When Erin George found out she was pregnant, the first thing she did was rush to a child-care centre to put her not-yet born daughter on the waiting list. Then she called her husband with the news.

"Because I know how hard it is to get child care in this city," said George, holding her five-week-old daughter Quinn at Friday's press conference.

Even though maternity leave is only 12 months long, children are considered infants in the child-care system until they're 18 months old. That gap creates headaches for new mothers like George because there aren't a lot of spaces for infants in the system.

She spent the next few months placing her daughter on 12 waiting lists for 16 spaces at various child-care facilities in the city. Less than half of those were infant child-care spaces with only one conveniently located in George's neighbourhood.

All this, she said, when an expectant mother should be focusing on good pre-natal care and a healthy pregnancy.

A week after George gave birth, she was back on the telephone contacting the child-care centres where she had previously registered to confirm that her daughter was still on the waiting list and to give them her name and birth date.

"Rather than figuring out breast feeding and bonding, I was making all these phone calls," she said. It turned out that three of the day-care centres didn't have any record of her application for a child-care space.

If George doesn't find a spot, she's not sure what she and her husband will do. They can't call on grandparents to help out because neither set live in Toronto.

In the last 18 months, George said her neighbourhood has lost two day-care centres.

"And there's no discussion about how to replace those two centres," she said. "If there's a 10 per cent cut to the child-care budget next year, it will be devastating for all neighbourhoods."

Without a child-care space, either George or her husband will have to stay home with their daughter.

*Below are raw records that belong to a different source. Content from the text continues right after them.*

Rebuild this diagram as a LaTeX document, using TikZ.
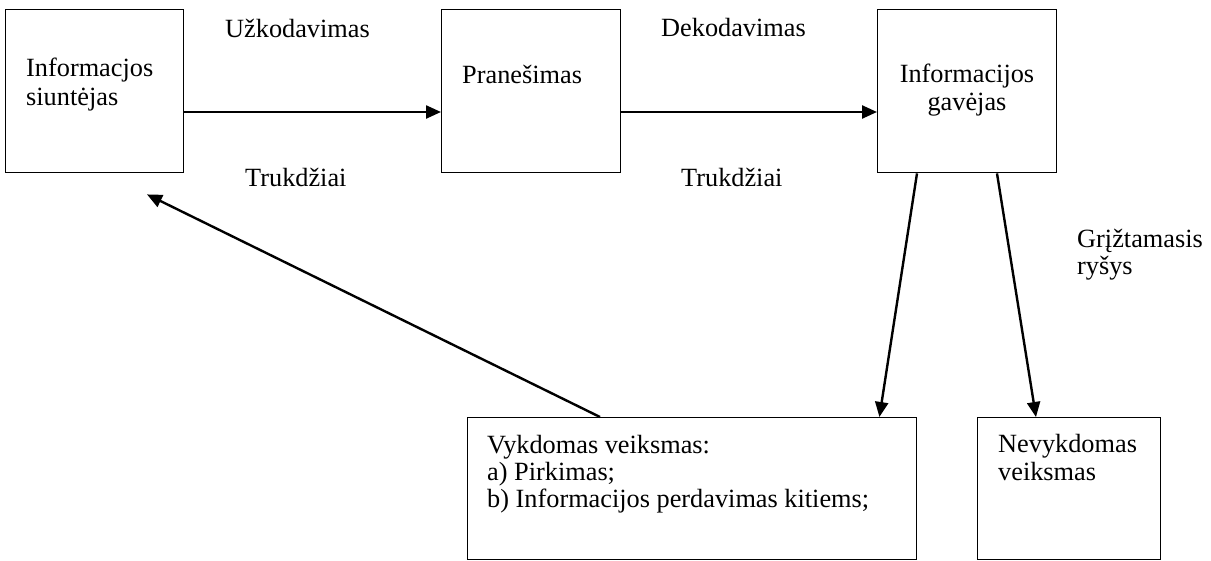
\documentclass[tikz,border=0pt]{standalone}
\usepackage{fontspec}
\setmainfont{Liberation Serif}
\usetikzlibrary{arrows.meta,calc}
\begin{document}
\begin{tikzpicture}[x=1pt,y=-1pt,
  box/.style={draw, line width=1.4pt, inner sep=0pt, anchor=north west},
  lbl/.style={inner sep=0pt, anchor=base west, font=\fontsize{26.3}{27.5}\selectfont},
  clbl/.style={lbl, anchor=base},
  link/.style={line width=2.4pt, -{Triangle[length=15pt,width=13pt]}},
]
\fill[white] (0,0) rectangle (1211,560);
\useasboundingbox (0,0) rectangle (1211,560);

% boxes
\node[box, minimum width=178pt, minimum height=163pt] (b1) at (5,9) {};
\node[box, minimum width=179pt, minimum height=163pt] (b2) at (441,9) {};
\node[box, minimum width=179pt, minimum height=163pt] (b3) at (877,9) {};
\node[box, minimum width=449pt, minimum height=142pt] (b4) at (467,417) {};
\node[box, minimum width=183pt, minimum height=142pt] (b5) at (977,417) {};

% box texts
\node[lbl] (t1a) at (26,76) {Informacjos};
\node[lbl] (t1b) at (26,105) {siuntėjas};
\node[lbl] (t2) at (462,83) {Pranešimas};
\node[clbl] (t3a) at (967,82) {Informacijos};
\node[clbl] (t3b) at (967,110) {gavėjas};
\node[lbl] (t4a) at (487,453) {Vykdomas veiksmas:};
\node[lbl] (t4b) at (487,480) {a) Pirkimas;};
\node[lbl] (t4c) at (487,507) {b) Informacijos perdavimas kitiems;};
\node[lbl] (t5a) at (998,452) {Nevykdomas};
\node[lbl] (t5b) at (998,480) {veiksmas};

% free labels
\node[lbl] (l1) at (225,37) {Užkodavimas};
\node[lbl] (l2) at (661,36) {Dekodavimas};
\node[lbl] (l3) at (245,186) {Trukdžiai};
\node[lbl] (l4) at (681,186) {Trukdžiai};
\node[lbl] (l5) at (1077,247) {Grįžtamasis};
\node[lbl] (l6) at (1077,274) {ryšys};

% connectors
\coordinate (fb) at ($(b1.south west)+(142,21)$);
\draw[link] ($(b1.north east)+(0,103)$) -- ($(b2.north west)+(0,103)$);
\draw[link] ($(b2.north east)+(0,103)$) -- ($(b3.north west)+(0,103)$);
\draw[link] ($(b3.south west)+(40,0)$) -- ($(b4.north east)+(-38,0)$);
\draw[link] ($(b3.south west)+(120,0)$) -- ($(b5.north west)+(59,0)$);
\draw[link] ($(b4.north west)+(133,0)$) -- (fb);
\end{tikzpicture}
\end{document}
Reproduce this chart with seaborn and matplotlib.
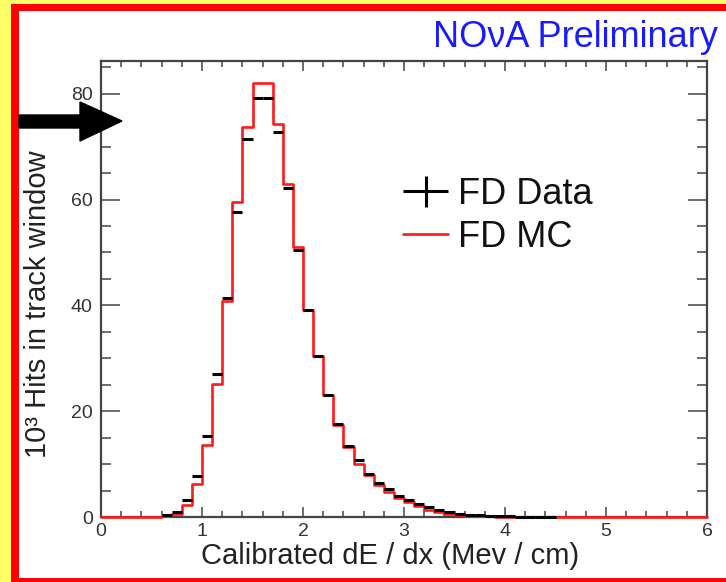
import matplotlib

matplotlib.use("Agg")

import matplotlib.pyplot as plt
import numpy as np
import pandas as pd
import seaborn as sns
from matplotlib.container import ErrorbarContainer
from matplotlib.legend_handler import HandlerErrorbar
from matplotlib.patches import Polygon, Rectangle
from matplotlib.ticker import MultipleLocator

# 60 bins of 0.1 Mev/cm from 0 to 6, in 10^3 hits
bin_width = 0.1
bin_range = (0, 6)
mc_counts = [
    0, 0, 0, 0, 0, 0, 0.2, 0.5, 2.2, 6.2,
    13.6, 25.2, 40.9, 59.5, 73.7, 82.0, 82.0, 74.3, 63.0, 51.0,
    39.2, 30.4, 23.0, 17.3, 13.2, 10.1, 7.9, 6.1, 4.7, 3.5,
    2.8, 2.0, 1.4, 0.9, 0.6, 0.4, 0.25, 0.15, 0.1, 0.07,
    0.04, 0.03, 0.02, 0.01, 0.01, 0, 0, 0, 0, 0,
    0, 0, 0, 0, 0, 0, 0, 0, 0, 0,
]
data_counts = [
    np.nan, np.nan, np.nan, np.nan, np.nan, np.nan, 0.3, 1.0, 3.3, 7.7,
    15.3, 27.0, 41.4, 57.6, 71.5, 79.2, 79.2, 72.8, 62.2, 50.5,
    39.2, 30.4, 23.1, 17.5, 13.5, 10.7, 8.2, 6.4, 5.2, 3.9,
    3.3, 2.4, 1.8, 1.3, 0.9, 0.6, 0.45, 0.3, 0.2, 0.15,
    0.1, 0.08, 0.06, 0.05, 0.04, np.nan, np.nan, np.nan, np.nan, np.nan,
    np.nan, np.nan, np.nan, np.nan, np.nan, np.nan, np.nan, np.nan, np.nan, np.nan,
]
bin_centers = bin_range[0] + bin_width * (np.arange(len(mc_counts)) + 0.5)
hist_df = pd.DataFrame({"dedx": bin_centers, "mc": mc_counts, "data": data_counts})

sns.set_theme(style="ticks")
plt.rcParams["font.family"] = ["Liberation Sans", "DejaVu Sans"]

W, H = 726, 582
fig = plt.figure(figsize=(W / 100, H / 100), dpi=100, facecolor="white")


def fx(px):
    return px / W


def fy(py):
    return 1 - py / H


def strip(x0, y0, x1, y1, color):
    # rectangle given in pixel coords from the top-left corner
    fig.add_artist(Rectangle((fx(x0), fy(y1)), fx(x1) - fx(x0), fy(y0) - fy(y1),
                             transform=fig.transFigure, facecolor=color,
                             linewidth=0, zorder=-2))


# slide frame: yellow page edge, red border on left/top/bottom only
strip(0, 0, W, 4, "#ffff66")
strip(0, 0, 11, H, "#ffff66")
strip(11, 4, W, 11, "#ff0000")
strip(11, 4, 19, H, "#ff0000")
strip(11, 578, W, H, "#ff0000")

ax = fig.add_axes([fx(101), fy(517), fx(707) - fx(101), fy(61) - fy(517)])
ax.set_facecolor("white")

sns.histplot(data=hist_df, x="dedx", weights="mc", binwidth=bin_width,
             binrange=bin_range, element="step", fill=False, color="#ff1a1a",
             linewidth=1.9, ax=ax, label="FD MC", zorder=3, clip_on=False)
data_eb = ax.errorbar(hist_df["dedx"], hist_df["data"], xerr=bin_width / 2, yerr=0,
                      fmt="none", ecolor="black", elinewidth=2.2, capsize=0,
                      label="FD Data", zorder=4)
for coll in data_eb.lines[2]:
    coll.set_clip_on(False)

ax.set_xlim(0, 6)
ax.set_ylim(0, 86.2)
ax.set_xlabel("")
ax.set_ylabel("")
ax.xaxis.set_major_locator(MultipleLocator(1))
ax.xaxis.set_minor_locator(MultipleLocator(0.2))
ax.yaxis.set_major_locator(MultipleLocator(20))
ax.yaxis.set_minor_locator(MultipleLocator(5))
for side in ["top", "right", "bottom", "left"]:
    ax.spines[side].set_visible(True)
    ax.spines[side].set_color("#444444")
    ax.spines[side].set_linewidth(1.6)
ax.tick_params(axis="both", which="both", direction="in", top=True, right=True,
               color="#444444", width=1.1, labelsize=14, labelcolor="#333333")
ax.tick_params(axis="x", which="major", length=7.5, pad=4)
ax.tick_params(axis="x", which="minor", length=4.5)
ax.tick_params(axis="y", which="major", length=14, pad=6)
ax.tick_params(axis="y", which="minor", length=7)

handles, labels = ax.get_legend_handles_labels()
order = [labels.index("FD Data"), labels.index("FD MC")]
ax.legend([handles[i] for i in order], [labels[i] for i in order],
          loc="upper left", bbox_to_anchor=(fx(403), fy(177)),
          bbox_transform=fig.transFigure, frameon=False, fontsize=26,
          handlelength=1.25, handletextpad=0.28, labelspacing=0.22,
          borderpad=0, borderaxespad=0, labelcolor="#111111",
          handler_map={ErrorbarContainer: HandlerErrorbar(xerr_size=0.62, yerr_size=0.42)})

fig.text(fx(390), fy(556), "Calibrated dE / dx (Mev / cm)", ha="center",
         va="center", fontsize=21, color="#222222")
fig.text(fx(38), fy(304), "10\u00b3 Hits in track window", ha="center",
         va="center", rotation=90, fontsize=21, color="#222222")
fig.text(fx(718), fy(47), "NO\u03bdA Preliminary", ha="right", va="baseline",
         fontsize=26, color="#1a1aff")

# black pointer arrow on the left
arrow_px = [(19, 115), (80, 115), (80, 102), (122, 121), (80, 141), (80, 128), (19, 128)]
fig.add_artist(Polygon([(fx(x), fy(y)) for x, y in arrow_px], closed=True,
                       transform=fig.transFigure, color="black", zorder=10))

fig.savefig("out.png", dpi=100, facecolor=fig.get_facecolor())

She loves her job, wants to return work and said it would be impossible to survive on one salary.

On Mother's Day, the Mothers' Task Force on Child Care launched an initiative to find out from mothers like George how they felt about child-care offerings in Toronto.

After interviewing 1,000 parents about their experiences, the Task Force presented its report and recommendations at the Hester How Daycare Services on Friday.

Mothers said that quality is the most important factor when selecting a child-care provider, followed by location and cost. They spoke about having to wait years to find a space for their child in a licensed municipal or non-profit facility.

And if they're lucky enough to find a spot, the cost is staggering. Subsidies are too low and in very short supply, forcing many parents to go into debt to pay for child care.

Only 31 per cent felt that most child-care programs met their child's needs. Almost 70 per cent were in favour of the government regulating child-care providers to ensure quality standards are met.

Many wanted child-care centres located closer to home with extended hours that meet the needs of shift workers and others who work outside of the standard 9-5 Monday to Friday work day.

In Toronto, there are almost 270,000 children living between the ages of zero and nine. Yet licensed child-care centres only have enough spaces for 21 per cent of these children.